Paintings by David Blatherwick and Harry Symons, at the Clark Gallery: January, 1992.

Two painters at the Gallery Clark have their ears up against society's machinery, listening. Those who maintain the machine say everything is running smoothly, but this pair point out the glitches and burps.

David Blatherwick creates his art by observing media and taking note of the small but revealing slippages between intended meanings and what actually comes across. Take the tell-tale spelling error on the video-game screen that makes up the picture The Mathematics of a Fake World. Machines might be "threating (sic) to take over the world," but they still can't spell correctly.

Not that you and I are free from blame. The painting's text describes beings who "look human . . . altered by evil technology." That's us, whether we like it or not. We can only hope to have been left with an "intact brain," with which we can resist, or at least understand, the damage our machine-driven systems inflict around us.

Portraits of the machine people are present in a picture which has copied old-fashioned caricatures, meant for use by artists wanting to capture emotions of mirth or sadness. But these faces don't quite get it right, looking like mechanical dummies or fierce nightmare clowns. An empty corner in the picture allows us to mentally place other faces we might see around us, perhaps even our own self portraits.

Two pictures with burns on them imply that here, as in video games, anything we touch is either destroyed by us or we are destroyed by it. Presumed Innocent, with the burned out eyes on the "Les Miserables" poster child shows that nothing escapes. It proves that the simple act of looking is destructive.

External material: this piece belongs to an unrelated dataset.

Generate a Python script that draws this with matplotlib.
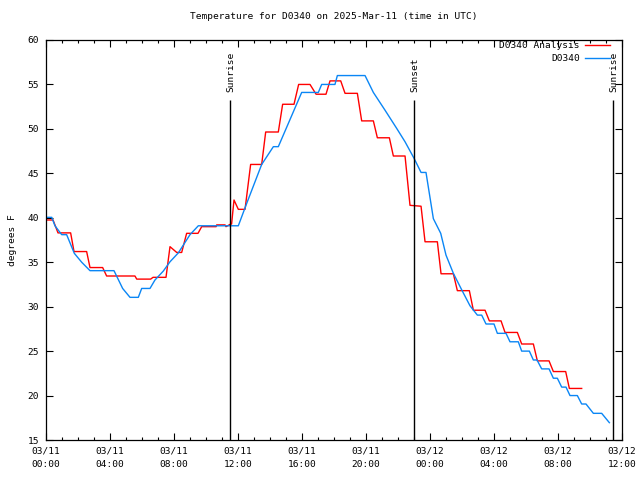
import matplotlib
matplotlib.use("Agg")
import matplotlib.pyplot as plt
from matplotlib.ticker import MultipleLocator

# hours since 2025-03-11 00:00 UTC
red_hours = [0.0, 0.44, 0.75, 1.54, 1.75, 2.54, 2.75, 3.54, 3.79, 5.56, 5.67, 6.54,
             6.69, 7.5, 7.75, 8.17, 8.48, 8.79, 9.5, 9.73, 10.63, 10.67, 11.19, 11.25,
             11.5, 11.6, 11.75, 12.02, 12.44, 12.79, 13.48, 13.73, 14.52, 14.79, 15.5,
             15.79, 16.5, 16.88, 17.5, 17.75, 18.42, 18.69, 19.46, 19.73, 20.46, 20.71,
             21.46, 21.71, 22.44, 22.75, 23.44, 23.69, 24.46, 24.69, 25.46, 25.71, 26.46,
             26.71, 27.44, 27.71, 28.44, 28.69, 29.46, 29.73, 30.46, 30.71, 31.44, 31.71,
             32.48, 32.71, 33.48]
red_temps = [39.75, 39.75, 38.3, 38.3, 36.2, 36.2, 34.4, 34.4, 33.45, 33.45, 33.1, 33.1,
             33.3, 33.3, 36.75, 36.1, 36.1, 38.25, 38.25, 39.0, 39.0, 39.2, 39.2, 39.0,
             39.25, 39.3, 42.0, 40.95, 40.95, 46.0, 46.0, 49.65, 49.65, 52.77, 52.77,
             55.0, 55.0, 53.9, 53.9, 55.4, 55.4, 54.0, 54.0, 50.9, 50.9, 49.0,
             49.0, 46.95, 46.95, 41.4, 41.3, 37.3, 37.3, 33.7, 33.7, 31.8, 31.8,
             29.6, 29.6, 28.4, 28.4, 27.1, 27.1, 25.8, 25.8, 23.9, 23.9, 22.7,
             22.7, 20.8, 20.8]

blue_hours = [0.0, 0.36, 0.56, 0.98, 1.29, 1.77, 2.23, 2.75, 4.25, 4.79, 5.25, 5.77,
              5.98, 6.5, 6.81, 7.33, 7.75, 8.27, 9.0, 9.52, 12.02, 12.54, 13.48, 14.21,
              14.52, 15.98, 17.02, 17.23, 18.06, 18.21, 19.94, 20.46, 21.19, 21.92, 22.44,
              23.0, 23.44, 23.75, 24.21, 24.67, 25.0, 25.46, 25.98, 26.5, 26.96, 27.23,
              27.5, 28.0, 28.21, 28.75, 29.0, 29.52, 29.73, 30.21, 30.46, 30.69, 30.98,
              31.44, 31.71, 31.96, 32.23, 32.5, 32.75, 33.21, 33.48, 33.75, 34.21, 34.73,
              35.21]
blue_temps = [40.05, 40.05, 39.1, 38.1, 38.1, 36.0, 35.0, 34.05, 34.05, 32.05, 31.05, 31.05,
              32.05, 32.05, 33.0, 34.0, 35.05, 36.05, 38.1, 39.1, 39.1, 41.6, 46.0, 48.0,
              48.0, 54.1, 54.1, 55.0, 55.0, 56.0, 56.0, 54.1, 52.1, 50.05, 48.55,
              46.7, 45.1, 45.1, 39.9, 38.25, 35.8, 33.75, 31.9, 30.1, 29.05, 29.05,
              28.05, 28.05, 27.0, 27.0, 26.05, 26.05, 25.0, 25.0, 24.0, 24.0, 23.0,
              23.0, 21.95, 21.95, 20.95, 20.95, 20.0, 20.0, 19.05, 19.05, 18.0, 18.0,
              16.95]

sun_hours = [11.5, 23.0, 35.45]
sun_labels = ["Sunrise", "Sunset", "Sunrise"]

tick_hours = [0, 4, 8, 12, 16, 20, 24, 28, 32, 36]
tick_labels = ["03/11\n00:00", "03/11\n04:00", "03/11\n08:00", "03/11\n12:00",
               "03/11\n16:00", "03/11\n20:00", "03/12\n00:00", "03/12\n04:00",
               "03/12\n08:00", "03/12\n12:00"]

font = "DejaVu Sans Mono"
fs = 6.8
plt.rcParams["font.family"] = font

fig = plt.figure(figsize=(6.4, 4.8), dpi=100)
ax = fig.add_axes([46 / 640, 40 / 480, 576 / 640, 400 / 480])

ax.plot(red_hours, red_temps, color="#ff0000", lw=1.0, label="D0340 Analysis")
ax.plot(blue_hours, blue_temps, color="#0a86f5", lw=1.0, label="D0340")

for h, lab in zip(sun_hours, sun_labels):
    ax.vlines(h, 15, 53.3, color="black", lw=1.0)
    ax.text(h + 0.05, 54.1, lab, rotation=90, ha="center", va="bottom", fontsize=fs)

ax.set_xlim(0, 36)
ax.set_ylim(15, 60)
ax.set_xticks(tick_hours)
ax.set_xticklabels(tick_labels)
ax.xaxis.set_minor_locator(MultipleLocator(1))
ax.yaxis.set_major_locator(MultipleLocator(5))
for t in ax.get_xticklabels():
    t.set_linespacing(1.55)

ax.tick_params(which="both", direction="in", top=True, right=True, labelsize=fs, width=0.8)
ax.tick_params(which="major", length=5, pad=5)
ax.tick_params(which="minor", length=2.5)
for s in ax.spines.values():
    s.set_linewidth(0.9)

ax.set_ylabel("degrees F", fontsize=fs)
ax.yaxis.set_label_coords(-0.051, 0.5)
ax.set_title("Temperature for D0340 on 2025-Mar-11 (time in UTC)", fontsize=fs, pad=15)

ax.legend(loc="upper right", bbox_to_anchor=(0.979, 0.997), frameon=False,
          markerfirst=False, fontsize=fs, handlelength=2.6, handletextpad=0.6,
          labelspacing=0.45, borderpad=0, borderaxespad=0)

fig.savefig("out.png", dpi=100)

This gloomy series is concluded (if you read left to right) by a black picture filled with nothing but the word "everyday" written dozens of times. It's like the tally on a prison wall, where every day is exactly the same. The artist says he concocted it out of a desire to write what he felt, but his own machine stuck, and he couldn't find the words. He prefers to paint, which expresses what he wants to say.

.  .  .

To find happy pictures, you only have to go as far as your own doorstep. What could be cheerier than advertising flyers, where there is always lots to eat, at sale prices, all printed in bright colours? Yet no sooner do these optimistic documents arrive, than they immediately become garbage. Harry Symons' paintings explore this paradox, and extend it to an entire neighbourhood, namely St. Henri. His pictures show a depressed neighbourhood literally filling up with consumer-oriented waste.

Symons found most of the source materials for his work in the trash, even the pictures of people from an old photo album he rescued. It concerned him that the photos, which were memories, had joined the flyers, the beer cartons and the "Value Explosion" bags, all things ending up equally disposable. Some of the memory people stand ankle deep in images of the flowers they planted in summer gardens, sports players, and products. The bright things all mix together, creating the patchwork of a garbage dump.

Many of the paintings are of what is seen inside windows, not only shop windows, but Venetian-blinded windows, even bricked up windows, in memory. The reflections and the pictures within pictures show a brightly coloured kind of life, but just as in the flyers it's a very superficial, ephemeral, butterfly kind of life. These paintings are mirrors for modern living, which is colourful and complicated. But it's also shallow, like the glass that reflects so many of these sights at you as you walk down the street.